Ridgepost Capital highlighted over $30 billion of fee-paying assets under management and described its role as a private market solution provider across private equity and private credit. The discussion was largely strategic and introductory, with no earnings, guidance, or transaction updates disclosed. Overall tone was steady and informational, with limited near-term market impact.

Analysis

Ridgepost is signaling that the value in private markets is shifting from pure “asset gatherer” scale to product breadth and distribution penetration. That matters because the next leg of growth likely comes from winning allocations inside increasingly crowded institutional menus, where consultative structuring and access to niche sleeves can outcompete the largest platforms on mandate fit rather than headline AUM. The second-order effect is pressure on traditional mega-GPs: if clients can assemble diversified private-market exposure through a more modular provider, fee compression and lower fund-of-funds leakage become more salient over the next 12–24 months. The key catalyst is not this conference appearance itself, but whether management can translate the narrative into sticky net inflows and higher fee-paying AUM per client without taking on materially more balance-sheet or fundraising risk. In this part of the market, the market usually rewards visible mix improvement before absolute growth, so any evidence of higher-retention mandates or faster monetization of adjacent sleeves could re-rate the stock over the next few quarters.
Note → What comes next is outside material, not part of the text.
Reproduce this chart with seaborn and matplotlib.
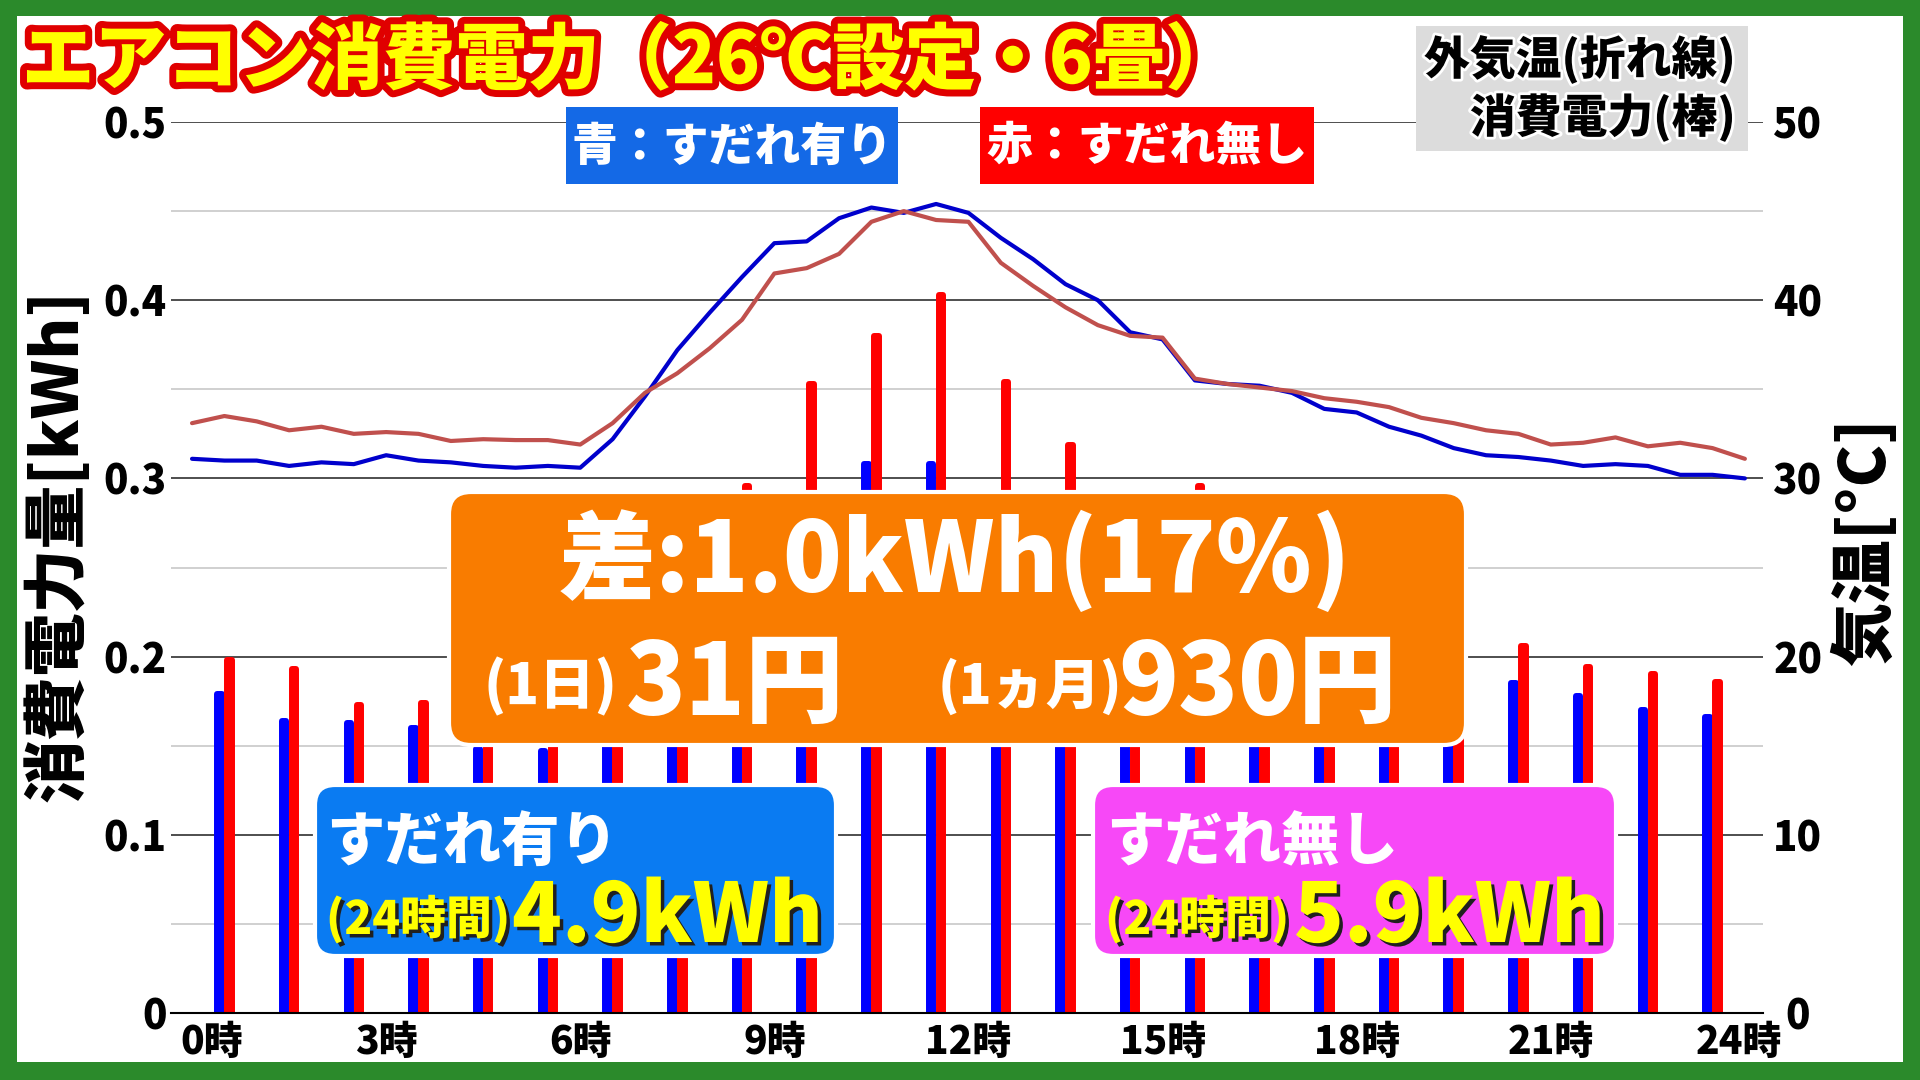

The tail risk is that “solution provider” positioning becomes a catch-all label with limited pricing power, which would cap multiple expansion if organic growth does not outpace peers. The contrarian view is that the market may be underestimating how much this model depends on continued complexity in private markets. If LPs simplify allocations or shift toward direct commitments in a weaker return environment, intermediated solutions lose relevance and the moat narrows. Conversely, in a dislocation, providers with cross-asset flexibility can become countercyclical winners by capturing rescue-capital, continuation-style, or liquidity-solution mandates faster than vanilla managers.